Adaptation? Adaptation to what? Adaptation to injustice? Adaptation to lies? Adaptation to cruelty? “We, the good Germans, followed orders and survived the Holocaust”
---but did not risk anything to oppose or prevent it.
Give me curiosity. Give me kindness. But keep adaptation on the shelf as at best an often necessary expedient.
My reply:
"The Jacob and Esau reading stops me in my tracks, not because it is surprising, but because it is obviously correct and I had never paused long enough to notice. The text does what you say it does. The editorial gloss blames the hungry man.
You are right and have the precise flaw in my argument, and I want to sit with it rather than defend around it. True, adaptability without a fixed moral object is not a virtue at all. It is a mechanism. 'Adaptable to what' is the question I should have asked inside the essay, not left for a reader to ask in the comments.
What I meant, and did not say clearly enough, was adaptability in method, not in standard. The person who changes how they work while refusing to change what they will tolerate. But I concede that distinction is easier to draw on paper than to hold in a life, especially when the pressure to conform arrives dressed as common sense, institutional loyalty, or survival.
Esau was famished. That is not a moral failure. That is a human condition being exploited by someone with the luxury of patience.

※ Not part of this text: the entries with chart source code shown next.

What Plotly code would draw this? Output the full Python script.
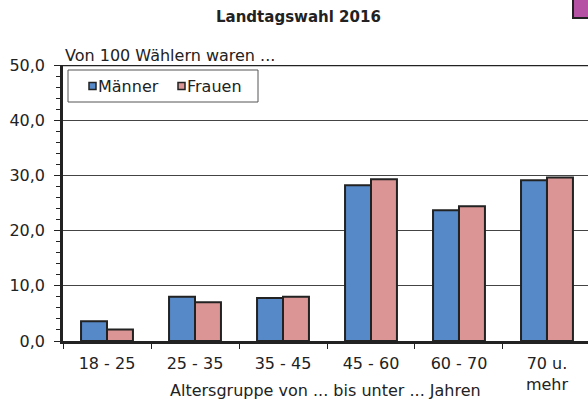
import plotly.graph_objects as go

categories = ["18 - 25", "25 - 35", "35 - 45", "45 - 60", "60 - 70", "70 u.<br>mehr"]
maenner = [3.6, 8.0, 7.8, 28.2, 23.7, 29.1]
frauen = [2.1, 7.0, 8.0, 29.3, 24.4, 29.6]
series_names = ["Männer", "Frauen"]
colors = ["#5689C8", "#DA9594"]

W, H = 588, 403
L, R, T, B = 63, 0, 65, 62
pw = W - L - R
ph = H - T - B

FONT = "DejaVu Sans, Liberation Sans, Arial, sans-serif"
TXT = "#222222"

fig = go.Figure()
for name, vals, col in zip(series_names, [maenner, frauen], colors):
    fig.add_trace(go.Bar(
        x=categories, y=vals, name=name,
        marker=dict(color=col, line=dict(color="#222222", width=2)),
        showlegend=False,
    ))

def px_x(p):
    return (p - L) / pw

def px_y(p):
    return 1 - (p - T) / ph

shapes = []
annotations = []

# manual legend box
shapes.append(dict(type="rect", xref="paper", yref="paper",
                   x0=px_x(68), x1=px_x(258), y0=px_y(102), y1=px_y(70),
                   line=dict(color="#555555", width=1), fillcolor="white", layer="above"))
legend_items = [(89, series_names[0], colors[0]), (178, series_names[1], colors[1])]
for x0, name, col in legend_items:
    shapes.append(dict(type="rect", xref="paper", yref="paper",
                       x0=px_x(x0), x1=px_x(x0 + 7), y0=px_y(89.5), y1=px_y(82.5),
                       line=dict(color="#222222", width=1.5), fillcolor=col, layer="above"))
    annotations.append(dict(text=name, xref="paper", yref="paper",
                            x=px_x(x0 + 7), y=px_y(86), xanchor="left", yanchor="middle",
                            showarrow=False, font=dict(size=16, color=TXT, family=FONT)))

# magenta box fragment top right
shapes.append(dict(type="rect", xref="paper", yref="paper",
                   x0=px_x(573), x1=px_x(592), y0=px_y(18), y1=px_y(-3),
                   line=dict(color="#222222", width=2), fillcolor="#B652A3", layer="above"))

# top border line
shapes.append(dict(type="line", xref="paper", yref="y", x0=0, x1=1, y0=50, y1=50,
                   line=dict(color="#222222", width=2.5)))

annotations.append(dict(text="<b>Landtagswahl 2016</b>", xref="paper", yref="paper",
                        x=px_x(298), y=px_y(17), xanchor="center", yanchor="middle",
                        showarrow=False, font=dict(size=15, color=TXT, family=FONT)))
annotations.append(dict(text="Von 100 Wählern waren ...", xref="paper", yref="paper",
                        x=0, y=px_y(55), xanchor="left", yanchor="middle",
                        showarrow=False, font=dict(size=16, color=TXT, family=FONT)))
annotations.append(dict(text="Altersgruppe von ... bis unter ... Jahren", xref="paper", yref="paper",
                        x=0.5, y=px_y(390), xanchor="center", yanchor="middle",
                        showarrow=False, font=dict(size=16, color=TXT, family=FONT)))

fig.update_layout(
    width=W, height=H,
    margin=dict(l=L, r=R, t=T, b=B, pad=0),
    paper_bgcolor="white", plot_bgcolor="white",
    barmode="group", bargap=0.41, bargroupgap=0,
    separators=",.",
    font=dict(family=FONT, size=16, color=TXT),
    shapes=shapes, annotations=annotations,
    showlegend=False,
    xaxis=dict(
        range=[-0.5, 5.466], tickson="boundaries",
        ticks="outside", ticklen=5, tickwidth=1, tickcolor="#222222",
        showline=True, linecolor="#222222", linewidth=2.5,
        showgrid=False, tickfont=dict(size=16, color=TXT),
        ticklabelstandoff=6, automargin=False,
        fixedrange=True,
    ),
    yaxis=dict(
        range=[0, 50], dtick=10, tickformat=".1f",
        ticks="outside", ticklen=6, tickwidth=1, tickcolor="#222222",
        minor=dict(dtick=2, ticks="outside", ticklen=4, tickwidth=1, tickcolor="#222222", showgrid=False),
        showline=True, linecolor="#222222", linewidth=2.5,
        showgrid=True, gridcolor="#444444", gridwidth=1,
        zeroline=False, tickfont=dict(size=16, color=TXT),
        ticklabelstandoff=6, automargin=False,
        fixedrange=True,
    ),
)

fig.write_html("out.html", config={"displayModeBar": False},
               post_script="document.body.style.margin='0px';document.body.style.overflow='hidden';")
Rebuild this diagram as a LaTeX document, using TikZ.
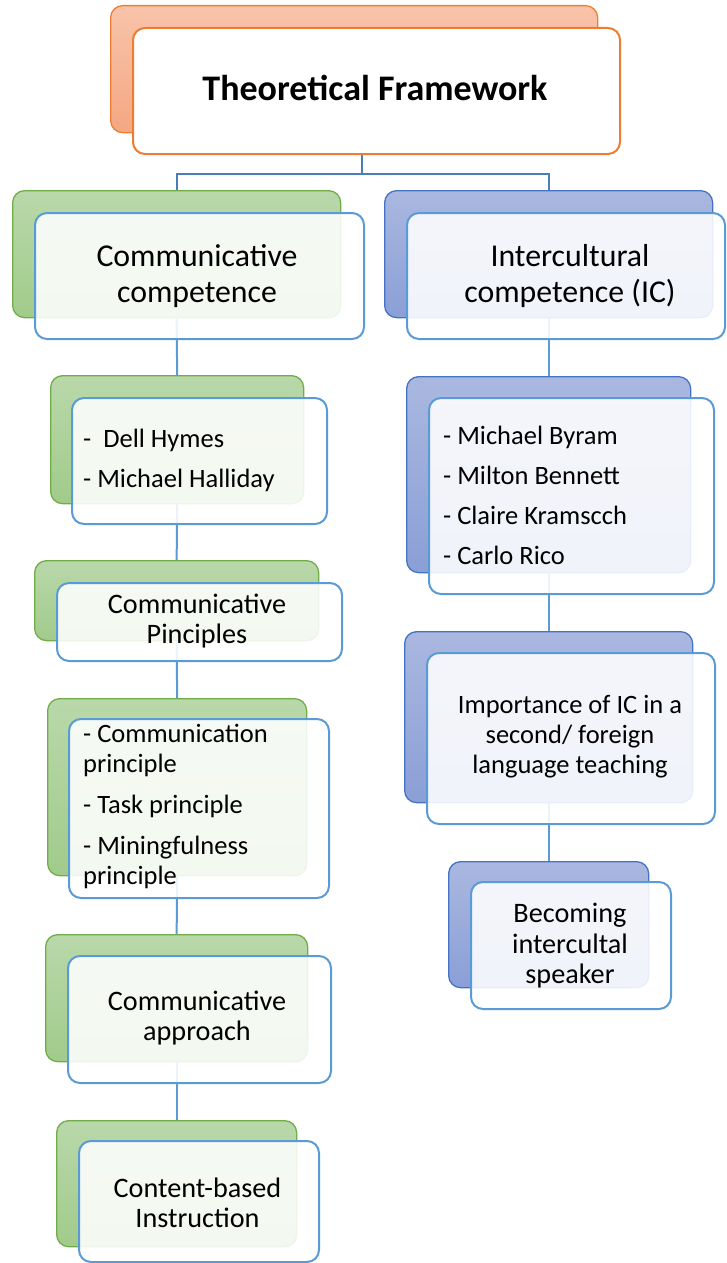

Thank you for sixty years of inadaptability on the things that mattered. The essay is better for your reading it.
Stay well"
Deep thoughts here. “the fatigue of permanent adjustment” well describes the constant feeling of driving a stick shift automobile on steeply sloping and curving terrain. It explains why automatic is restful and agency is surrendered to idle one’s attention energy. Your insights provide a template to study as to what standards need to be chosen.